How About You?

Mooresville Collage1

Click the image above to see a video from that day

The story I’m about to share with you is true. It’s also a perfect illustration of why I cherish what I do.

It was late January and still quite chilly when I arrived at South Elementary School in Mooresville, North Carolina. There I was enthusiastically welcomed by students and teachers alike thanks to Cheryl McCrorey, who’d done a great job preparing everyone for my arrival.

I was scheduled to spend two days  at the school, and my itinerary was quite full. It included two assemblies, a book signing, an interview with a local news station, and visits with each grade. As a result, I was a bit blurry-eyed when an excited little third grader came running up to me at the end of the first day.

“Miss Jena, Miss Jena!” she said, throwing her arms around me. “I absolutely ADORE your books. I’m going to be a writer just like you!”

“That’s great,” I said, hugging her back. “I can hardly wait to read your first book.”

“Oh, you’ll probably be dead by then,” she said matter-of-factly.

“Katelyn!” her teacher gasped. “You shouldn’t say things like that!”

“Why not?” Katelyn asked. “It’s true.”

“I’m so sorry,” the teacher said, turning bright red.

“That’s okay,” I said. “She’s just being honest. I’ll tell you what Katelyn. I’ll do my best to stay alive if you’ll promise to write fast.”

“Okay,” she said. “See you!”

The rest of my day was consumed by a book signing and reception, plus dinner with some of the teachers at a local Italian restaurant.  Over a plate of fried calmari I shared my encounter with Katelyn. Everyone laughed but no one seemed surprised. “That sounds like Katelyn,” said one teacher. “She’s beyond precocious.”

Precocious, I wondered, or simply astute? Although her statement shocked me a bit, it also reminded me why I like working with kids so much. Kids are honest, observant, and creative. I fell asleep with a smile on my face thinking of Katelyn. I hoped that I’d live long enough to see her first literary masterpiece.

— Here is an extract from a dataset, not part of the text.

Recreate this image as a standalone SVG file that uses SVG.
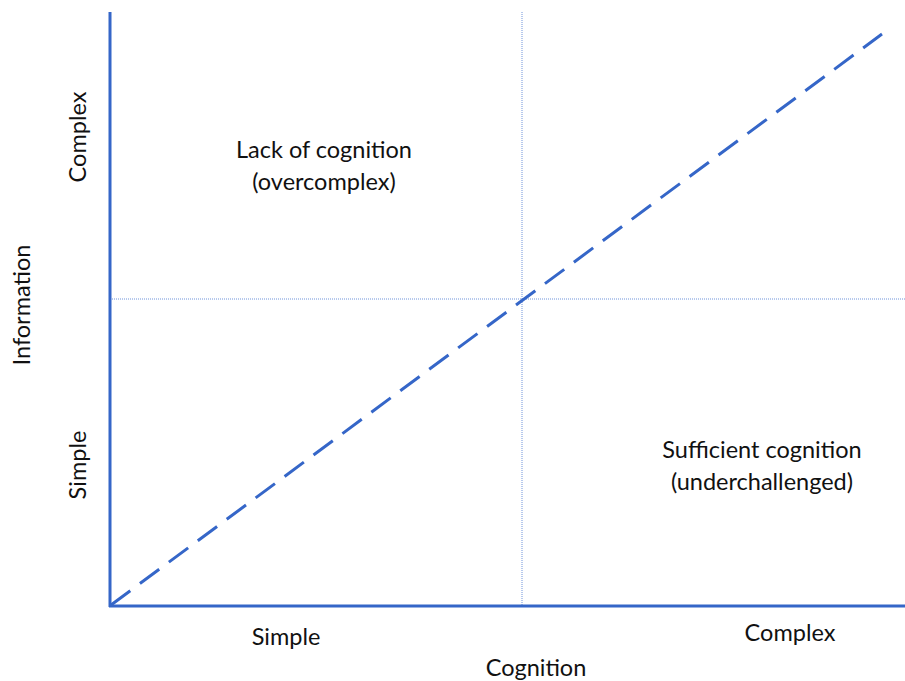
<svg xmlns="http://www.w3.org/2000/svg" width="905" height="681" viewBox="0 0 905 681">
  <style>
    .axis { stroke: #3566C8; stroke-width: 3; fill: none; }
    .grid { stroke: #6E93DA; stroke-width: 1; stroke-dasharray: 1 1; fill: none; }
    .diag { stroke: #3566C8; stroke-width: 3; stroke-dasharray: 24 12; fill: none; }
    text { font-family: Lato, "Liberation Sans", sans-serif; font-size: 23.5px; fill: #111; text-anchor: middle; }
  </style>
  <rect width="905" height="681" fill="#fff"/>
  <g id="connectors">
    <line class="grid" x1="522" y1="12" x2="522" y2="606"/>
    <line class="grid" x1="110" y1="299" x2="905" y2="299"/>
    <line class="diag" x1="111" y1="605" x2="882" y2="34"/>
    <line class="axis" x1="110" y1="12" x2="110" y2="607"/>
    <line class="axis" x1="109" y1="606" x2="905" y2="606"/>
  </g>
  <g id="quadrant-top-left">
    <text x="324" y="158">Lack of cognition</text>
    <text x="324" y="190">(overcomplex)</text>
  </g>
  <g id="quadrant-bottom-right">
    <text x="762" y="458">Sufficient cognition</text>
    <text x="762" y="490">(underchallenged)</text>
  </g>
  <g id="x-axis-labels">
    <text x="286" y="645">Simple</text>
    <text x="790" y="641">Complex</text>
    <text x="536" y="676">Cognition</text>
  </g>
  <g id="y-axis-labels">
    <text transform="translate(30 305) rotate(-90)">Information</text>
    <text transform="translate(86 137) rotate(-90)">Complex</text>
    <text transform="translate(86 465) rotate(-90)">Simple</text>
  </g>
</svg>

As it turned out, I didn’t have long to wait at all. The very next morning Katelyn met me at the front door of the school with an illustrated manuscript in hand. Entitled, “the mistify girls; wher is poinsetta?” it told the story of a bird named Poinsetta who is snatched from her golden cage by a  “stinkey crook” and rescued by a dog named Max.

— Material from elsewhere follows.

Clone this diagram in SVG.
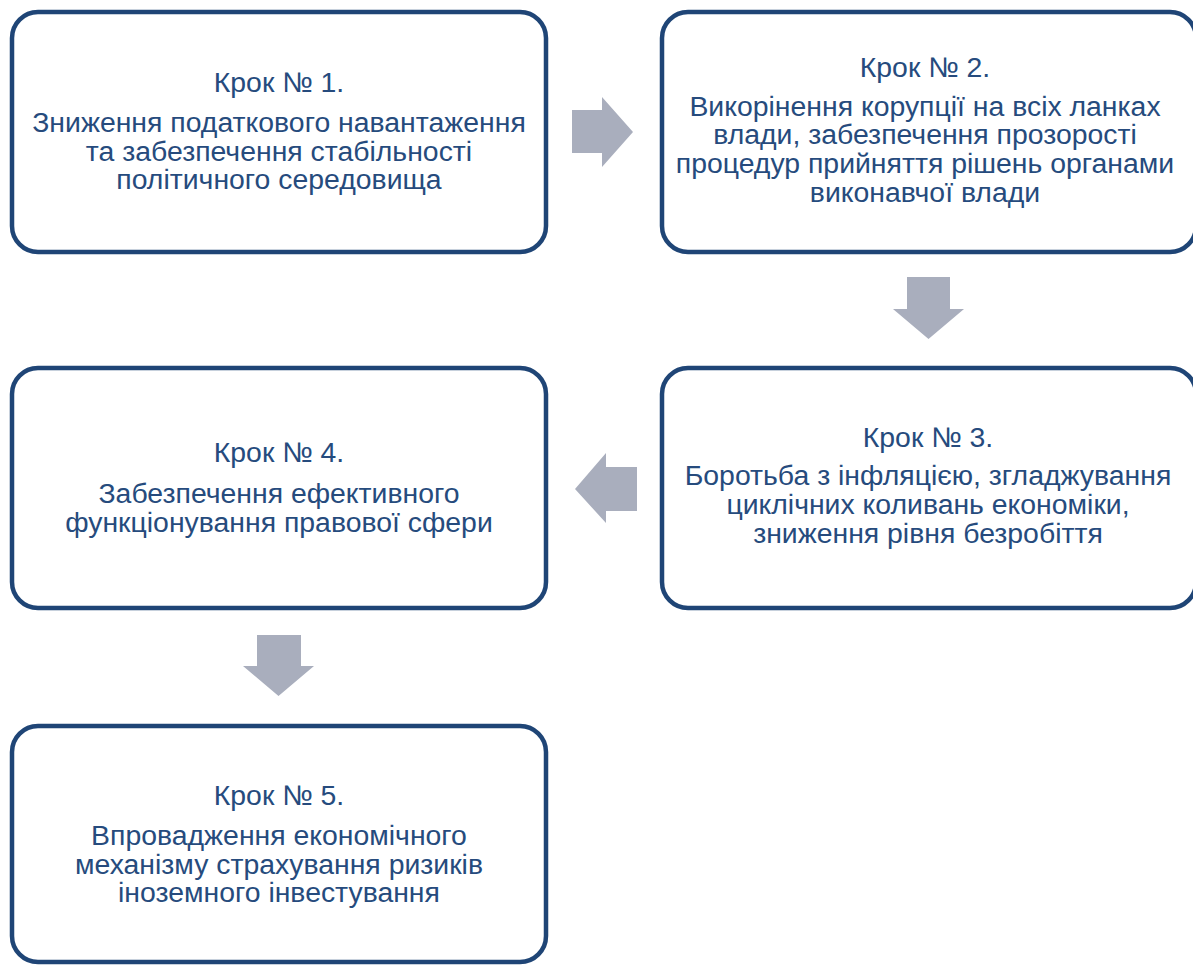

Needless to say I was both surprised and delighted. I thanked her for the amazing story and told her I would cherish it forever. “Oh, you can’t keep it,” Katelyn said. “I’m going to use it to teach the kids in my class to be nice to animals.”

“Why don’t I make a copy for Miss Jena?” Katelyn’s teacher suggested, rescuing us both from an awkward moment.

“That’s a great idea,” I said, handing the manuscript over.

Today, as I sit at my desk rereading “the mistify girls,” I am tickled again by Katelyn’s story. But here’s the thing. I bet not one of you is surprised. I bet each and every one of you has similar tales to tell. Those kids and their stories are why we get up in the morning and why what we do matters SO much. Each and every day we are entrusted with our children’s dreams and tasked with helping shape and grow them. Our future quite literally depends on helping our kids grown into kind, creative, caring adults who believe in themselves and one another. There’s nothing I’d rather be doing, how bout you?